Exercise directions: From the first line of the data below through the line holding "Arial, Helvetica, sans-serif';", output each line exactly and leave the pictures out.

● ● ● ● ●

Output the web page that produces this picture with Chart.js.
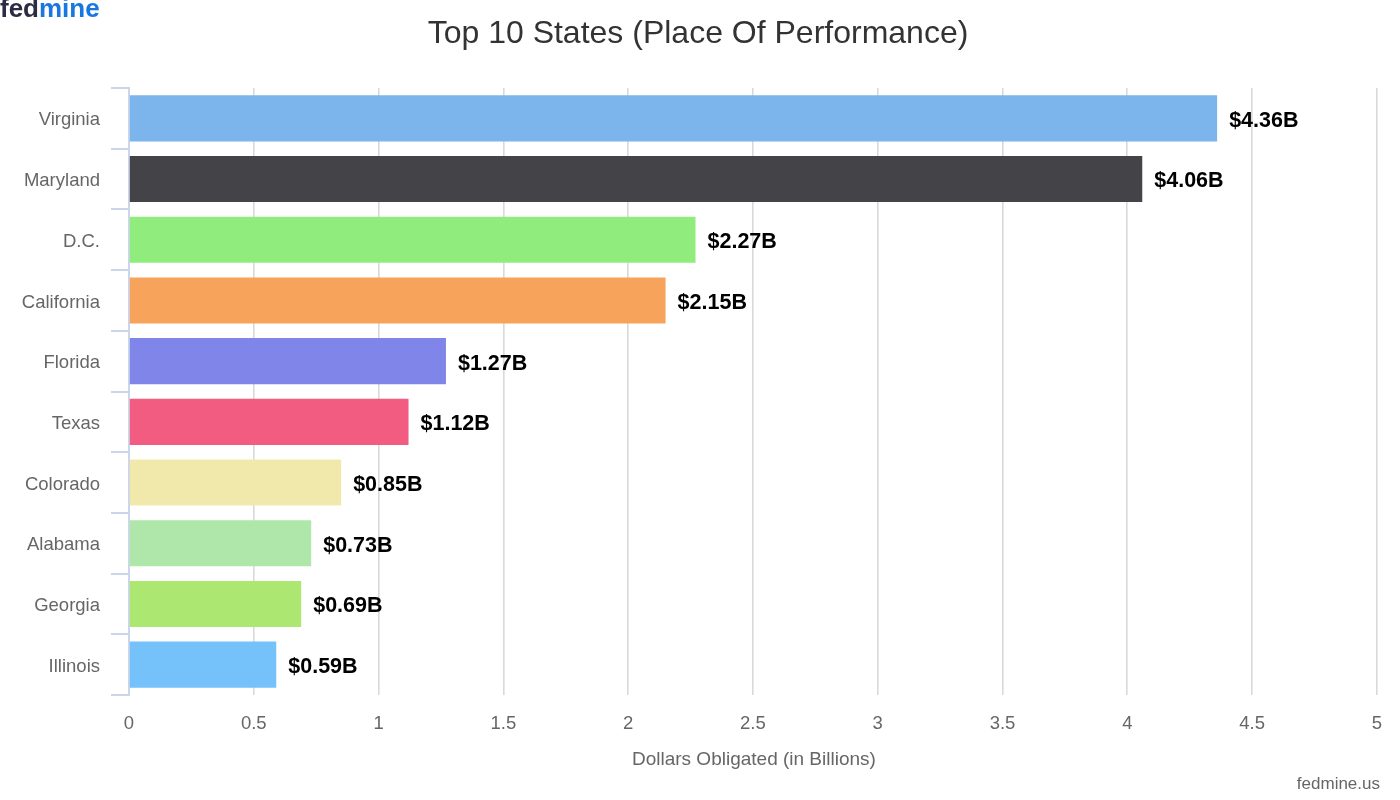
<!DOCTYPE html>
<html>
<head>
<meta charset="utf-8">
<script src="https://cdn.jsdelivr.net/npm/chart.js@4"></script>
<style>
html,body{margin:0;padding:0;background:#fff;}
#wrap{width:1400px;height:800px;position:relative;}
</style>
</head>
<body>
<div id="wrap"><canvas id="c" width="1400" height="800"></canvas></div>
<script>
const categories = ['Virginia','Maryland','D.C.','California','Florida','Texas','Colorado','Alabama','Georgia','Illinois'];
const values = [4.36, 4.06, 2.27, 2.15, 1.27, 1.12, 0.85, 0.73, 0.69, 0.59];
const barColors = ['#7cb5ec','#434348','#90ed7d','#f7a35c','#8085e9','#f15c80','#f1e9ac','#afe7ab','#abe771','#75c1f9'];
const xTicks = [0,0.5,1,1.5,2,2.5,3,3.5,4,4.5,5];
const chartTitle = 'Top 10 States (Place Of Performance)';
const xAxisTitle = 'Dollars Obligated (in Billions)';
const creditText = 'fedmine.us';

const FONT = '"Liberation Sans", Arial, Helvetica, sans-serif';

const decor = {
  id: 'decor',
  afterDraw(chart) {
    const ctx = chart.ctx;
    const area = chart.chartArea;
    ctx.save();
    // title
    ctx.fillStyle = '#333333';
    ctx.font = '32px ' + FONT;
    ctx.textAlign = 'center';
    ctx.textBaseline = 'middle';
    ctx.fillText(chartTitle, 698, 34);
    // x axis title
    ctx.fillStyle = '#666666';
    ctx.font = '19px ' + FONT;
    ctx.fillText(xAxisTitle, (area.left + area.right) / 2 + 1, 760);
    // credit
    ctx.textAlign = 'right';
    ctx.font = '17px ' + FONT;
    ctx.fillStyle = '#666666';
    ctx.fillText(creditText, 1380, 784);
    // logo
    ctx.textAlign = 'left';
    ctx.textBaseline = 'alphabetic';
    ctx.font = 'bold 26px ' + FONT;
    ctx.fillStyle = '#2a2d43';
    ctx.fillText('fed', 0, 17);
    const w = ctx.measureText('fed').width;
    ctx.fillStyle = '#1877e0';
    ctx.fillText('mine', w, 17);
    // data labels
    const meta = chart.getDatasetMeta(0);
    ctx.font = 'bold 21.5px ' + FONT;
    ctx.fillStyle = '#000000';
    ctx.textBaseline = 'middle';
    meta.data.forEach((bar, i) => {
      const v = chart.data.datasets[0].data[i];
      ctx.fillText('$' + v.toFixed(2) + 'B', bar.x + 12, bar.y + 2.5);
    });
    ctx.restore();
  }
};

new Chart(document.getElementById('c'), {
  type: 'bar',
  data: {
    labels: categories,
    datasets: [{
      data: values,
      backgroundColor: barColors,
      borderWidth: 0,
      barPercentage: 0.76,
      categoryPercentage: 1
    }]
  },
  options: {
    indexAxis: 'y',
    responsive: false,
    animation: false,
    devicePixelRatio: 1,
    layout: { padding: { top: 88, right: 21, left: 0, bottom: 0 } },
    plugins: { legend: { display: false }, tooltip: { enabled: false }, title: { display: false } },
    scales: {
      x: {
        type: 'linear',
        min: 0,
        max: 5,
        afterBuildTicks(scale) { scale.ticks = xTicks.map(v => ({ value: v })); },
        afterFit(scale) { scale.height = 105; },
        border: { display: false },
        grid: {
          drawTicks: false,
          color: ctx => (ctx.tick && ctx.tick.value === 0) ? 'rgba(0,0,0,0)' : '#d9d9d9',
          lineWidth: 1.6
        },
        ticks: {
          padding: 18,
          color: '#666666',
          font: { family: FONT, size: 18.5 },
          maxRotation: 0,
          autoSkip: false,
          callback: v => String(v)
        }
      },
      y: {
        afterFit(scale) { scale.width = 129; },
        border: { display: true, color: '#ccd6eb', width: 2 },
        grid: {
          offset: true,
          drawOnChartArea: false,
          drawTicks: true,
          tickLength: 18,
          color: '#ccd6eb',
          lineWidth: 2
        },
        ticks: {
          padding: 11,
          labelOffset: 2,
          color: '#666666',
          font: { family: FONT, size: 18.5 },
          autoSkip: false
        }
      }
    }
  },
  plugins: [decor]
});
</script>
</body>
</html>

● ● ● ● ●

Finished exercise:
Output the web page that produces this picture with Chart.js.
<!DOCTYPE html>
<html>
<head>
<meta charset="utf-8">
<script src="https://cdn.jsdelivr.net/npm/chart.js@4"></script>
<style>
html,body{margin:0;padding:0;background:#fff;}
#wrap{width:1400px;height:800px;position:relative;}
</style>
</head>
<body>
<div id="wrap"><canvas id="c" width="1400" height="800"></canvas></div>
<script>
const categories = ['Virginia','Maryland','D.C.','California','Florida','Texas','Colorado','Alabama','Georgia','Illinois'];
const values = [4.36, 4.06, 2.27, 2.15, 1.27, 1.12, 0.85, 0.73, 0.69, 0.59];
const barColors = ['#7cb5ec','#434348','#90ed7d','#f7a35c','#8085e9','#f15c80','#f1e9ac','#afe7ab','#abe771','#75c1f9'];
const xTicks = [0,0.5,1,1.5,2,2.5,3,3.5,4,4.5,5];
const chartTitle = 'Top 10 States (Place Of Performance)';
const xAxisTitle = 'Dollars Obligated (in Billions)';
const creditText = 'fedmine.us';

const FONT = '"Liberation Sans", Arial, Helvetica, sans-serif';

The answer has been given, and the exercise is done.